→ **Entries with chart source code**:
================

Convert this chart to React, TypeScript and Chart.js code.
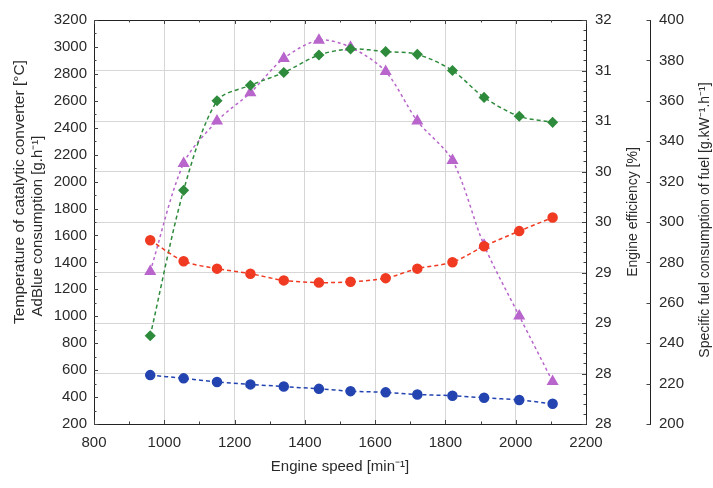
import React, { useEffect, useRef } from 'react';
import { Chart, registerables } from 'chart.js';

Chart.register(...registerables);

// ---- data ----
const engineSpeed = [960, 1055, 1150, 1245, 1340, 1440, 1530, 1630, 1720, 1820, 1910, 2010, 2105];
const adBlueConsumption = [855, 1935, 2600, 2715, 2810, 2940, 2985, 2965, 2945, 2825, 2625, 2485, 2440];
const catalystTemperature = [563, 539, 512, 494, 478, 461, 444, 435, 419, 410, 395, 378, 350];
const engineEfficiency = [29.51, 30.58, 31.0, 31.28, 31.62, 31.8, 31.73, 31.49, 31.0, 30.61, 29.77, 29.07, 28.42];
const specificFuel = [291, 280.6, 276.9, 274.4, 271.1, 270, 270.4, 272.2, 276.9, 280.1, 288, 295.5, 302.2];

const xTickLabels = ['800', '1000', '1200', '1400', '1600', '1800', '2000', '2200'];
const leftTickLabels = ['200', '400', '600', '800', '1000', '1200', '1400', '1600', '1800', '2000', '2200', '2400', '2600', '2800', '3000', '3200'];
const effTickLabels = ['28', '28', '29', '29', '30', '30', '31', '31', '32'];
const sfcTickLabels = ['200', '220', '240', '260', '280', '300', '320', '340', '360', '380', '400'];

const xTitle = 'Engine speed [min\u207B\u00B9]';
const leftTitle = ['Temperature of catalytic converter [\u00B0C]', 'AdBlue consumption [g.h\u207B\u00B9]'];
const effTitle = 'Engine efficiency [%]';
const sfcTitle = 'Specific fuel consumption of fuel [g.kW\u207B\u00B9.h\u207B\u00B9]';

const FONT = '"Liberation Sans", Arial, sans-serif';
const TEXT = '#2a2a2a';
const GRID = '#d6d6d6';

const toPts = (ys: number[]) => ys.map((y, i) => ({ x: engineSpeed[i], y }));

const decorPlugin = {
  id: 'decor',
  beforeDatasetsDraw(chart: any) {
    const { ctx, chartArea, scales } = chart;
    const { left, right, top, bottom } = chartArea;
    ctx.save();
    ctx.strokeStyle = '#222';
    ctx.lineWidth = 1;
    ctx.beginPath();
    ctx.moveTo(left, Math.round(top) + 0.5);
    ctx.lineTo(right, Math.round(top) + 0.5);
    ctx.stroke();
    ctx.strokeStyle = '#444';
    for (let v = 800; v <= 2200; v += 100) {
      const px = Math.round(scales.x.getPixelForValue(v)) + 0.5;
      const len = v % 200 === 0 ? 4 : 2.5;
      ctx.beginPath();
      ctx.moveTo(px, bottom);
      ctx.lineTo(px, bottom - len);
      ctx.moveTo(px, top);
      ctx.lineTo(px, top + len);
      ctx.stroke();
    }
    for (let v = 200; v <= 3200; v += 100) {
      const py = Math.round(scales.yLeft.getPixelForValue(v)) + 0.5;
      const len = v % 200 === 0 ? 4 : 2.5;
      ctx.beginPath();
      ctx.moveTo(left, py);
      ctx.lineTo(left + len, py);
      ctx.stroke();
    }
    for (let i = 0; i <= 40; i++) {
      const py = Math.round(scales.yEff.getPixelForValue(28 + i * 0.1)) + 0.5;
      const len = i % 5 === 0 ? 4 : 2.5;
      ctx.beginPath();
      ctx.moveTo(right, py);
      ctx.lineTo(right - len, py);
      ctx.stroke();
    }
    const sx = Math.round(scales.ySfc.left) + 0.5;
    for (let v = 200; v <= 400; v += 20) {
      const py = Math.round(scales.ySfc.getPixelForValue(v)) + 0.5;
      ctx.beginPath();
      ctx.moveTo(sx, py);
      ctx.lineTo(sx - 4, py);
      ctx.stroke();
    }
    ctx.restore();
  },
  afterDraw(chart: any) {
    const { ctx, scales } = chart;
    const drawV = (text: string, cx: number, cy: number, size: number) => {
      ctx.save();
      ctx.translate(cx, cy);
      ctx.rotate(-Math.PI / 2);
      ctx.font = `${size}px ${FONT}`;
      ctx.textAlign = 'center';
      ctx.textBaseline = 'middle';
      ctx.fillStyle = TEXT;
      ctx.fillText(text, 0, 0);
      ctx.restore();
    };
    const lt = scales.yLeft.options.title.text;
    drawV(lt[0], 20, 192, 15.5);
    drawV(lt[1], 38, 226, 15);
    drawV(scales.yEff.options.title.text, 633, 212, 14);
    drawV(scales.ySfc.options.title.text, 705, 220, 14);
  },
};

export default function App() {
  const ref = useRef<HTMLCanvasElement | null>(null);
  useEffect(() => {
    if (!ref.current) return;
    Chart.defaults.font.family = FONT;
    const tickFont = { family: FONT, size: 15 };
    const chart = new Chart(ref.current, {
      type: 'line',
      data: {
        datasets: [
          {
            label: 'Specific fuel consumption',
            data: toPts(specificFuel),
            yAxisID: 'ySfc',
            borderColor: '#f03a22',
            backgroundColor: '#f03a22',
            pointStyle: 'circle',
            pointRadius: 4.5,
            borderWidth: 1.5,
            borderDash: [4, 3],
            tension: 0.3,
          },
          {
            label: 'Temperature of catalytic converter',
            data: toPts(catalystTemperature),
            yAxisID: 'yLeft',
            borderColor: '#2344b0',
            backgroundColor: '#2344b0',
            pointStyle: 'circle',
            pointRadius: 4.5,
            borderWidth: 1.5,
            borderDash: [4, 3],
            tension: 0.3,
          },
          {
            label: 'AdBlue consumption',
            data: toPts(adBlueConsumption),
            yAxisID: 'yLeft',
            borderColor: '#2e8b3c',
            backgroundColor: '#2e8b3c',
            pointStyle: 'rectRot',
            pointRadius: 4.5,
            borderWidth: 1.5,
            borderDash: [4, 3],
            tension: 0.3,
          },
          {
            label: 'Engine efficiency',
            data: toPts(engineEfficiency),
            yAxisID: 'yEff',
            borderColor: '#b865cc',
            backgroundColor: '#b865cc',
            pointStyle: 'triangle',
            pointRadius: 5.5,
            borderWidth: 1.5,
            borderDash: [3, 3],
            tension: 0.3,
          },
        ],
      },
      options: {
        animation: false,
        responsive: false,
        events: [],
        layout: { padding: { top: 20, left: 0, right: 0, bottom: 0 } },
        plugins: { legend: { display: false }, tooltip: { enabled: false } },
        scales: {
          x: {
            type: 'linear',
            min: 800,
            max: 2200,
            ticks: {
              stepSize: 200,
              autoSkip: false,
              maxRotation: 0,
              padding: 10,
              color: TEXT,
              font: tickFont,
              callback: (_v: any, i: number) => xTickLabels[i],
            },
            grid: { color: GRID, drawTicks: false },
            border: { color: '#222', width: 1 },
            title: { display: true, text: xTitle, color: TEXT, font: { family: FONT, size: 15 }, padding: { top: 0, bottom: 12 } },
            afterFit: (s: any) => { s.height = 64; },
          },
          yLeft: {
            type: 'linear',
            position: 'left',
            min: 200,
            max: 3200,
            ticks: {
              stepSize: 200,
              autoSkip: false,
              padding: 7,
              color: TEXT,
              font: tickFont,
              callback: (_v: any, i: number) => leftTickLabels[i],
            },
            grid: { display: false, drawTicks: false },
            border: { color: '#222', width: 1 },
            title: { display: false, text: leftTitle },
            afterFit: (s: any) => { s.width = 94; },
          },
          yEff: {
            type: 'linear',
            position: 'right',
            min: 28,
            max: 32,
            ticks: {
              stepSize: 0.5,
              autoSkip: false,
              padding: 9,
              color: TEXT,
              font: tickFont,
              callback: (_v: any, i: number) => effTickLabels[i],
            },
            grid: { color: GRID, drawTicks: false },
            border: { color: '#222', width: 1 },
            title: { display: false, text: effTitle },
            afterFit: (s: any) => { s.width = 64; },
          },
          ySfc: {
            type: 'linear',
            position: 'right',
            min: 200,
            max: 400,
            ticks: {
              stepSize: 20,
              autoSkip: false,
              padding: 9,
              color: TEXT,
              font: tickFont,
              callback: (_v: any, i: number) => sfcTickLabels[i],
            },
            grid: { display: false, drawTicks: false },
            border: { display: true, color: '#222', width: 1 },
            title: { display: false, text: sfcTitle },
            afterFit: (s: any) => { s.width = 63; },
          },
        },
      } as any,
      plugins: [decorPlugin],
    });
    return () => chart.destroy();
  }, []);
  return (
    <div style={{ position: 'absolute', left: 0, top: 0, width: 713, height: 488, background: '#fff' }}>
      <canvas ref={ref} width={713} height={488} style={{ display: 'block' }} />
    </div>
  );
}
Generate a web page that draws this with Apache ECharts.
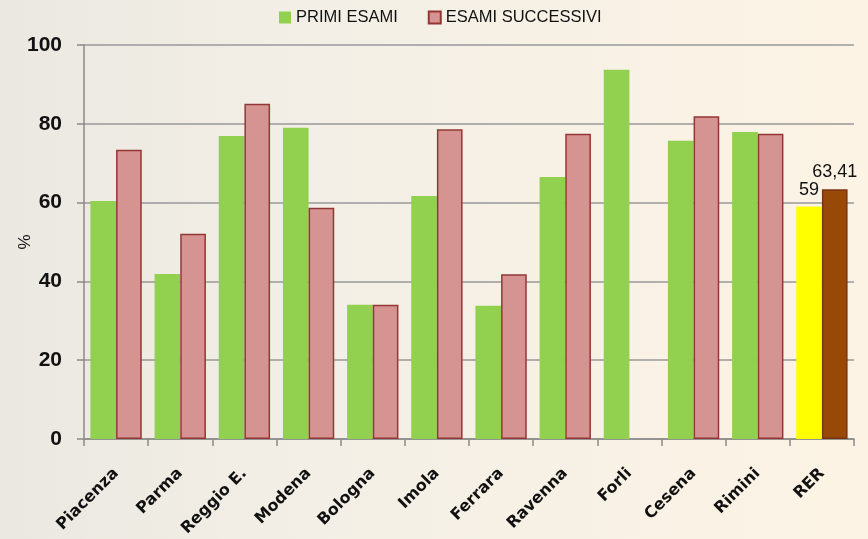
<!DOCTYPE html>
<html>
<head>
<meta charset="utf-8">
<script src="https://cdn.jsdelivr.net/npm/echarts@6/dist/echarts.min.js"></script>
<style>
  html, body { margin: 0; padding: 0; }
  #main { width: 868px; height: 539px; }
</style>
</head>
<body>
<div id="main"></div>
<script>
// dati
var categories = ['Piacenza', 'Parma', 'Reggio E.', 'Modena', 'Bologna', 'Imola', 'Ferrara', 'Ravenna', 'Forli', 'Cesena', 'Rimini', 'RER'];
var primiEsami = [60.4, 41.9, 76.9, 79.0, 34.1, 61.7, 33.8, 66.5, 93.7, 75.7, 77.9, 59];
var esamiSuccessivi = [73.4, 52.1, 85.1, 58.7, 34.1, 78.6, 41.8, 77.5, null, 81.9, 77.5, 63.41];
var yTicks = [0, 20, 40, 60, 80, 100];

var chart = echarts.init(document.getElementById('main'));

var last = categories.length - 1;

var primiData = primiEsami.map(function (v, i) {
  if (i === last) {
    return {
      value: v,
      itemStyle: { color: '#ffff00' },
      label: { show: true, formatter: '59' }
    };
  }
  return v;
});

var succData = esamiSuccessivi.map(function (v, i) {
  if (v === null) return '-';
  if (i === last) {
    return {
      value: v,
      itemStyle: { color: '#984807', borderColor: '#7a3410' },
      label: { show: true, formatter: '63,41' }
    };
  }
  return v;
});

var barLabel = {
  show: false,
  position: 'top',
  distance: 8,
  color: '#111',
  fontFamily: 'Liberation Sans, Arial, sans-serif',
  fontSize: 18
};

var option = {
  backgroundColor: {
    type: 'linear', x: 0, y: 0, x2: 1, y2: 0,
    colorStops: [
      { offset: 0, color: '#ebe8e1' },
      { offset: 0.35, color: '#f3efe6' },
      { offset: 1, color: '#fcf3e4' }
    ]
  },
  legend: {
    top: 4,
    left: 274,
    itemWidth: 12,
    itemHeight: 12,
    itemGap: 30,
    icon: 'rect',
    textStyle: {
      fontFamily: 'Liberation Sans, Arial, sans-serif',
      fontSize: 16.5,
      color: '#111'
    },
    data: ['PRIMI ESAMI', 'ESAMI SUCCESSIVI']
  },
  grid: {
    left: 84,
    right: 14,
    top: 45,
    bottom: 100,
    outerBoundsMode: 'none',
    containLabel: false
  },
  xAxis: {
    type: 'category',
    data: categories,
    axisLine: { lineStyle: { color: '#8a8a8a', width: 1.5 } },
    axisTick: { show: true, length: 7, lineStyle: { color: '#8a8a8a', width: 1.5 } },
    axisLabel: {
      rotate: 45,
      margin: 32,
      interval: 0,
      color: '#111',
      fontWeight: 'bold',
      fontSize: 16,
      fontFamily: 'Comic Sans MS, DejaVu Sans, sans-serif'
    }
  },
  yAxis: {
    type: 'value',
    min: 0,
    max: 100,
    interval: 20,
    name: '%',
    nameLocation: 'middle',
    nameGap: 50,
    nameRotate: 90,
    nameMoveOverlap: false,
    nameTextStyle: {
      fontFamily: 'Liberation Sans, Arial, sans-serif',
      fontSize: 17,
      color: '#111'
    },
    axisLine: { show: true, lineStyle: { color: '#8a8a8a', width: 1.5 } },
    axisTick: { show: true, length: 7, lineStyle: { color: '#8a8a8a', width: 1.5 } },
    splitLine: { lineStyle: { color: '#999', width: 1.5 } },
    axisLabel: {
      margin: 22,
      color: '#111',
      fontWeight: 'bold',
      fontSize: 21,
      fontFamily: 'Liberation Sans, Arial, sans-serif',
      formatter: function (v) { return yTicks.indexOf(v) >= 0 ? String(v) : ''; }
    }
  },
  series: [
    {
      name: 'PRIMI ESAMI',
      type: 'bar',
      barGap: '0%',
      barCategoryGap: '20%',
      itemStyle: { color: '#92d050' },
      label: barLabel,
      data: primiData
    },
    {
      name: 'ESAMI SUCCESSIVI',
      type: 'bar',
      barGap: '0%',
      barCategoryGap: '20%',
      itemStyle: { color: '#d59392', borderColor: '#963634', borderWidth: 1.5 },
      label: barLabel,
      data: succData
    }
  ]
};

chart.setOption(option);
</script>
</body>
</html>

================

Transcribe exactly, please, the lines between the start of the records above and the line holding "const toPts = (ys: number[])", counting both of those lines and omitting pictures.

Convert this chart to React, TypeScript and Chart.js code.
import React, { useEffect, useRef } from 'react';
import { Chart, registerables } from 'chart.js';

Chart.register(...registerables);

// ---- data ----
const engineSpeed = [960, 1055, 1150, 1245, 1340, 1440, 1530, 1630, 1720, 1820, 1910, 2010, 2105];
const adBlueConsumption = [855, 1935, 2600, 2715, 2810, 2940, 2985, 2965, 2945, 2825, 2625, 2485, 2440];
const catalystTemperature = [563, 539, 512, 494, 478, 461, 444, 435, 419, 410, 395, 378, 350];
const engineEfficiency = [29.51, 30.58, 31.0, 31.28, 31.62, 31.8, 31.73, 31.49, 31.0, 30.61, 29.77, 29.07, 28.42];
const specificFuel = [291, 280.6, 276.9, 274.4, 271.1, 270, 270.4, 272.2, 276.9, 280.1, 288, 295.5, 302.2];

const xTickLabels = ['800', '1000', '1200', '1400', '1600', '1800', '2000', '2200'];
const leftTickLabels = ['200', '400', '600', '800', '1000', '1200', '1400', '1600', '1800', '2000', '2200', '2400', '2600', '2800', '3000', '3200'];
const effTickLabels = ['28', '28', '29', '29', '30', '30', '31', '31', '32'];
const sfcTickLabels = ['200', '220', '240', '260', '280', '300', '320', '340', '360', '380', '400'];

const xTitle = 'Engine speed [min\u207B\u00B9]';
const leftTitle = ['Temperature of catalytic converter [\u00B0C]', 'AdBlue consumption [g.h\u207B\u00B9]'];
const effTitle = 'Engine efficiency [%]';
const sfcTitle = 'Specific fuel consumption of fuel [g.kW\u207B\u00B9.h\u207B\u00B9]';

const FONT = '"Liberation Sans", Arial, sans-serif';
const TEXT = '#2a2a2a';
const GRID = '#d6d6d6';

const toPts = (ys: number[]) => ys.map((y, i) => ({ x: engineSpeed[i], y }));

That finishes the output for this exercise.